- Material provided:

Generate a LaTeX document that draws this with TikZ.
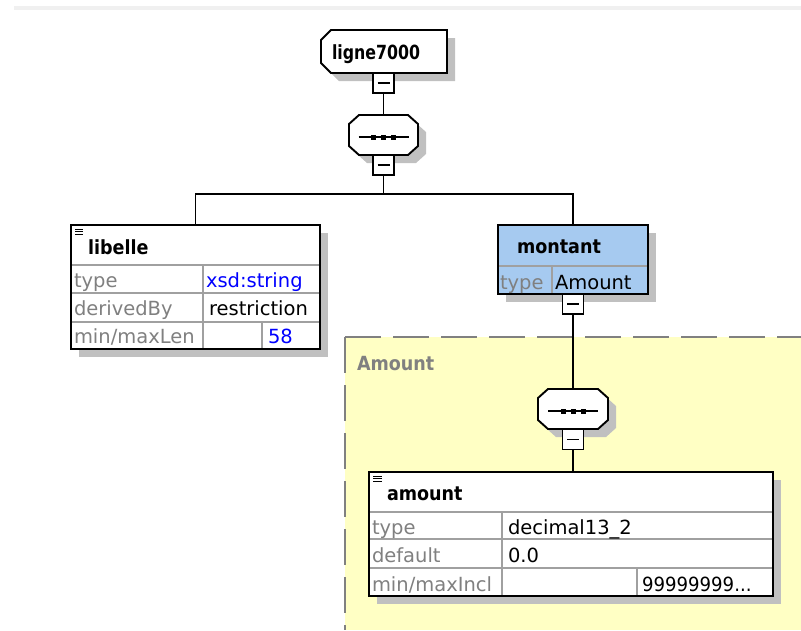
\documentclass[tikz,border=0pt]{standalone}
\usepackage{fontspec}
\setmainfont{DejaVu Sans}
\newfontfamily\hdfont{DejaVu Sans Bold}[FakeStretch=0.9]
\usetikzlibrary{shadows}
\definecolor{shd}{HTML}{C0C0C0}
\definecolor{ylw}{HTML}{FFFFC4}
\definecolor{blu}{HTML}{A6CAF0}
\definecolor{txtgray}{HTML}{808080}
\definecolor{rowgray}{HTML}{A0A0A0}
\definecolor{xblue}{HTML}{0000FF}
\definecolor{topbar}{HTML}{F0F0F0}
\definecolor{dashgray}{HTML}{808080}
\begin{document}
\begin{tikzpicture}[x=1pt,y=-1pt,
 every node/.style={inner sep=0pt, outer sep=0pt},
 txt/.style={font=\fontsize{19.5}{22}\selectfont, anchor=base west},
 bld/.style={font=\fontsize{19.5}{22}\selectfont\hdfont, anchor=base west},
 lbl/.style={txt, text=txtgray},
 val/.style={txt, text=xblue},
 shadowed/.style={drop shadow={shadow xshift=8pt, shadow yshift=-8pt, fill=shd, opacity=1, draw=none}},
 tbox/.style={draw=black, line width=2pt, fill=white, rectangle, shadowed},
 hold/.style={rectangle, draw=none},
 minusbox/.style={draw=black, line width=1.6pt, fill=white, rectangle, minimum width=21pt, minimum height=20pt},
 outline/.style={draw=black, line width=1.9pt, fill=white},
 conn/.style={draw=black, line width=1.8pt},
 rowline/.style={draw=rowgray, line width=1.3pt},
 icon/.style={draw=black, line width=1pt},
 minusline/.style={draw=black, line width=1.5pt},
]
\useasboundingbox (0,0) rectangle (801,630);
% top bar
\fill[topbar] (14,6) rectangle (801,9.5);
% yellow complex type area
\fill[ylw] (345,337) rectangle (801,630);
\draw[dashgray, line width=1.6pt, dash pattern=on 36pt off 12pt] (345,337) -- (801,337);
\draw[dashgray, line width=1.6pt, dash pattern=on 36pt off 12pt] (345,337) -- (345,630);
\node[bld, text=txtgray] (amtlabel) at (357,370) {Amount};

% ---- ligne7000
\fill[shd, shift={(8,8)}] (331,30) -- (447,30) -- (447,73) -- (331,73) -- (321,63) -- (321,40) -- cycle;
\draw[outline] (331,30) -- (447,30) -- (447,73) -- (331,73) -- (321,63) -- (321,40) -- cycle;
\node[hold, minimum width=126pt, minimum height=43pt] (ligne) at (384,51.5) {};
\node[bld] (lignetxt) at (332,59) {\scalebox{0.9}[1]{ligne7000}};
\node[minusbox] (m1) at (383.5,83) {};
\draw[minusline] ([xshift=-6pt]m1.center) -- ([xshift=6pt]m1.center);

% ---- sequence 1
\fill[shd, shift={(8,8)}] (359,115)--(408,115)--(418,124)--(418,146)--(408,155)--(359,155)--(349,146)--(349,124)--cycle;
\draw[outline] (359,115)--(408,115)--(418,124)--(418,146)--(408,155)--(359,155)--(349,146)--(349,124)--cycle;
\node[hold, minimum width=69pt, minimum height=40pt] (seq1) at (383.5,135) {};
\draw[black, line width=1.5pt] (358.5,137) -- (408.5,137);
\foreach \dx in {-10,0,10} \fill[black] ([xshift=\dx pt, yshift=-2pt]seq1.center) ++(-2.5,-2.5) rectangle ++(5,5);
\node[minusbox] (m2) at (383.5,165) {};
\draw[minusline] ([xshift=-6pt]m2.center) -- ([xshift=6pt]m2.center);
\draw[conn] (m1.south) -- (seq1.north);

% ---- libelle
\node[tbox, minimum width=249pt, minimum height=124pt] (lib) at (195.5,287) {};
\draw[rowline] (71,265) -- (320,265);
\draw[rowline] (71,293) -- (320,293);
\draw[rowline] (71,322) -- (320,322);
\draw[rowline] (203,265) -- (203,349);
\draw[rowline] (262,322) -- (262,349);
\draw[black, line width=2pt] (lib.north west) rectangle (lib.south east);
\foreach \yy in {229,231.5,234} \draw[icon] (75,\yy) -- (83,\yy);
\node[bld] (libtxt) at (88,254) {libelle};
\node[lbl] (l1a) at (74,287) {type};
\node[val] (l1b) at (206,287) {xsd:string};
\node[lbl] (l2a) at (74,315) {derivedBy};
\node[txt] (l2b) at (209,315) {restriction};
\node[lbl] (l3a) at (74,343) {min/maxLen};
\node[val] (l3b) at (268,343) {58};

% ---- montant
\node[tbox, fill=blu, minimum width=150pt, minimum height=69pt] (mont) at (573,259.5) {};
\draw[rowline] (498,266) -- (648,266);
\draw[rowline] (552,266) -- (552,294);
\draw[black, line width=2pt] (mont.north west) rectangle (mont.south east);
\node[bld] (monttxt) at (517,253) {montant};
\node[lbl] (mt1) at (500,289) {type};
\node[txt] (mt2) at (555,289) {Amount};
\node[minusbox] (m3) at (573,304) {};
\draw[minusline] ([xshift=-6pt]m3.center) -- ([xshift=6pt]m3.center);

% ---- fork
\coordinate (fork) at (383.5,194);
\draw[conn] (m2.south) -- (fork);
\draw[conn] (lib.north) |- (fork) -| (mont.north);

% ---- sequence 2
\fill[shd, shift={(8,8)}] (548,389)--(598,389)--(608,398)--(608,420)--(598,429)--(548,429)--(538,420)--(538,398)--cycle;
\draw[outline] (548,389)--(598,389)--(608,398)--(608,420)--(598,429)--(548,429)--(538,420)--(538,398)--cycle;
\node[hold, minimum width=70pt, minimum height=40pt] (seq2) at (573,409) {};
\draw[black, line width=1.5pt] (548,411) -- (598,411);
\foreach \dx in {-10,0,10} \fill[black] ([xshift=\dx pt, yshift=-2pt]seq2.center) ++(-2.5,-2.5) rectangle ++(5,5);
\node[minusbox] (m4) at (573,439.5) {};
\draw[minusline] ([xshift=-6pt]m4.center) -- ([xshift=6pt]m4.center);
\draw[conn] (m3.south) -- (seq2.north);

% ---- amount
\node[tbox, minimum width=404pt, minimum height=124pt] (amt) at (571,534) {};
\draw[rowline] (369,512) -- (773,512);
\draw[rowline] (369,539) -- (773,539);
\draw[rowline] (369,568) -- (773,568);
\draw[rowline] (502,512) -- (502,596);
\draw[rowline] (637,568) -- (637,596);
\draw[black, line width=2pt] (amt.north west) rectangle (amt.south east);
\foreach \yy in {476,478.5,481} \draw[icon] (373,\yy) -- (382,\yy);
\node[bld] (amttxt) at (387,500) {amount};
\node[lbl] (a1a) at (372,534) {type};
\node[txt] (a1b) at (508,534) {decimal13\_2};
\node[lbl] (a2a) at (372,562) {default};
\node[txt] (a2b) at (508,562) {0.0};
\node[lbl] (a3a) at (372,591) {min/maxIncl};
\node[txt] (a3b) at (642,591) {\scalebox{0.93}[1]{99999999...}};
\draw[conn] (m4.south) -- (m4.south |- amt.north);
\end{tikzpicture}
\end{document}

- Directions for this task:
Skip the images and write out the rest of the listing exactly.

- Written reply:
Generate a LaTeX document that draws this with TikZ.
\documentclass[tikz,border=0pt]{standalone}
\usepackage{fontspec}
\setmainfont{DejaVu Sans}
\newfontfamily\hdfont{DejaVu Sans Bold}[FakeStretch=0.9]
\usetikzlibrary{shadows}
\definecolor{shd}{HTML}{C0C0C0}
\definecolor{ylw}{HTML}{FFFFC4}
\definecolor{blu}{HTML}{A6CAF0}
\definecolor{txtgray}{HTML}{808080}
\definecolor{rowgray}{HTML}{A0A0A0}
\definecolor{xblue}{HTML}{0000FF}
\definecolor{topbar}{HTML}{F0F0F0}
\definecolor{dashgray}{HTML}{808080}
\begin{document}
\begin{tikzpicture}[x=1pt,y=-1pt,
 every node/.style={inner sep=0pt, outer sep=0pt},
 txt/.style={font=\fontsize{19.5}{22}\selectfont, anchor=base west},
 bld/.style={font=\fontsize{19.5}{22}\selectfont\hdfont, anchor=base west},
 lbl/.style={txt, text=txtgray},
 val/.style={txt, text=xblue},
 shadowed/.style={drop shadow={shadow xshift=8pt, shadow yshift=-8pt, fill=shd, opacity=1, draw=none}},
 tbox/.style={draw=black, line width=2pt, fill=white, rectangle, shadowed},
 hold/.style={rectangle, draw=none},
 minusbox/.style={draw=black, line width=1.6pt, fill=white, rectangle, minimum width=21pt, minimum height=20pt},
 outline/.style={draw=black, line width=1.9pt, fill=white},
 conn/.style={draw=black, line width=1.8pt},
 rowline/.style={draw=rowgray, line width=1.3pt},
 icon/.style={draw=black, line width=1pt},
 minusline/.style={draw=black, line width=1.5pt},
]
\useasboundingbox (0,0) rectangle (801,630);
% top bar
\fill[topbar] (14,6) rectangle (801,9.5);
% yellow complex type area
\fill[ylw] (345,337) rectangle (801,630);
\draw[dashgray, line width=1.6pt, dash pattern=on 36pt off 12pt] (345,337) -- (801,337);
\draw[dashgray, line width=1.6pt, dash pattern=on 36pt off 12pt] (345,337) -- (345,630);
\node[bld, text=txtgray] (amtlabel) at (357,370) {Amount};

% ---- ligne7000
\fill[shd, shift={(8,8)}] (331,30) -- (447,30) -- (447,73) -- (331,73) -- (321,63) -- (321,40) -- cycle;
\draw[outline] (331,30) -- (447,30) -- (447,73) -- (331,73) -- (321,63) -- (321,40) -- cycle;
\node[hold, minimum width=126pt, minimum height=43pt] (ligne) at (384,51.5) {};
\node[bld] (lignetxt) at (332,59) {\scalebox{0.9}[1]{ligne7000}};
\node[minusbox] (m1) at (383.5,83) {};
\draw[minusline] ([xshift=-6pt]m1.center) -- ([xshift=6pt]m1.center);

% ---- sequence 1
\fill[shd, shift={(8,8)}] (359,115)--(408,115)--(418,124)--(418,146)--(408,155)--(359,155)--(349,146)--(349,124)--cycle;
\draw[outline] (359,115)--(408,115)--(418,124)--(418,146)--(408,155)--(359,155)--(349,146)--(349,124)--cycle;
\node[hold, minimum width=69pt, minimum height=40pt] (seq1) at (383.5,135) {};
\draw[black, line width=1.5pt] (358.5,137) -- (408.5,137);
\foreach \dx in {-10,0,10} \fill[black] ([xshift=\dx pt, yshift=-2pt]seq1.center) ++(-2.5,-2.5) rectangle ++(5,5);
\node[minusbox] (m2) at (383.5,165) {};
\draw[minusline] ([xshift=-6pt]m2.center) -- ([xshift=6pt]m2.center);
\draw[conn] (m1.south) -- (seq1.north);

% ---- libelle
\node[tbox, minimum width=249pt, minimum height=124pt] (lib) at (195.5,287) {};
\draw[rowline] (71,265) -- (320,265);
\draw[rowline] (71,293) -- (320,293);
\draw[rowline] (71,322) -- (320,322);
\draw[rowline] (203,265) -- (203,349);
\draw[rowline] (262,322) -- (262,349);
\draw[black, line width=2pt] (lib.north west) rectangle (lib.south east);
\foreach \yy in {229,231.5,234} \draw[icon] (75,\yy) -- (83,\yy);
\node[bld] (libtxt) at (88,254) {libelle};
\node[lbl] (l1a) at (74,287) {type};
\node[val] (l1b) at (206,287) {xsd:string};
\node[lbl] (l2a) at (74,315) {derivedBy};
\node[txt] (l2b) at (209,315) {restriction};
\node[lbl] (l3a) at (74,343) {min/maxLen};
\node[val] (l3b) at (268,343) {58};

% ---- montant
\node[tbox, fill=blu, minimum width=150pt, minimum height=69pt] (mont) at (573,259.5) {};
\draw[rowline] (498,266) -- (648,266);
\draw[rowline] (552,266) -- (552,294);
\draw[black, line width=2pt] (mont.north west) rectangle (mont.south east);
\node[bld] (monttxt) at (517,253) {montant};
\node[lbl] (mt1) at (500,289) {type};
\node[txt] (mt2) at (555,289) {Amount};
\node[minusbox] (m3) at (573,304) {};
\draw[minusline] ([xshift=-6pt]m3.center) -- ([xshift=6pt]m3.center);

% ---- fork
\coordinate (fork) at (383.5,194);
\draw[conn] (m2.south) -- (fork);
\draw[conn] (lib.north) |- (fork) -| (mont.north);

% ---- sequence 2
\fill[shd, shift={(8,8)}] (548,389)--(598,389)--(608,398)--(608,420)--(598,429)--(548,429)--(538,420)--(538,398)--cycle;
\draw[outline] (548,389)--(598,389)--(608,398)--(608,420)--(598,429)--(548,429)--(538,420)--(538,398)--cycle;
\node[hold, minimum width=70pt, minimum height=40pt] (seq2) at (573,409) {};
\draw[black, line width=1.5pt] (548,411) -- (598,411);
\foreach \dx in {-10,0,10} \fill[black] ([xshift=\dx pt, yshift=-2pt]seq2.center) ++(-2.5,-2.5) rectangle ++(5,5);
\node[minusbox] (m4) at (573,439.5) {};
\draw[minusline] ([xshift=-6pt]m4.center) -- ([xshift=6pt]m4.center);
\draw[conn] (m3.south) -- (seq2.north);

% ---- amount
\node[tbox, minimum width=404pt, minimum height=124pt] (amt) at (571,534) {};
\draw[rowline] (369,512) -- (773,512);
\draw[rowline] (369,539) -- (773,539);
\draw[rowline] (369,568) -- (773,568);
\draw[rowline] (502,512) -- (502,596);
\draw[rowline] (637,568) -- (637,596);
\draw[black, line width=2pt] (amt.north west) rectangle (amt.south east);
\foreach \yy in {476,478.5,481} \draw[icon] (373,\yy) -- (382,\yy);
\node[bld] (amttxt) at (387,500) {amount};
\node[lbl] (a1a) at (372,534) {type};
\node[txt] (a1b) at (508,534) {decimal13\_2};
\node[lbl] (a2a) at (372,562) {default};
\node[txt] (a2b) at (508,562) {0.0};
\node[lbl] (a3a) at (372,591) {min/maxIncl};
\node[txt] (a3b) at (642,591) {\scalebox{0.93}[1]{99999999...}};
\draw[conn] (m4.south) -- (m4.south |- amt.north);
\end{tikzpicture}
\end{document}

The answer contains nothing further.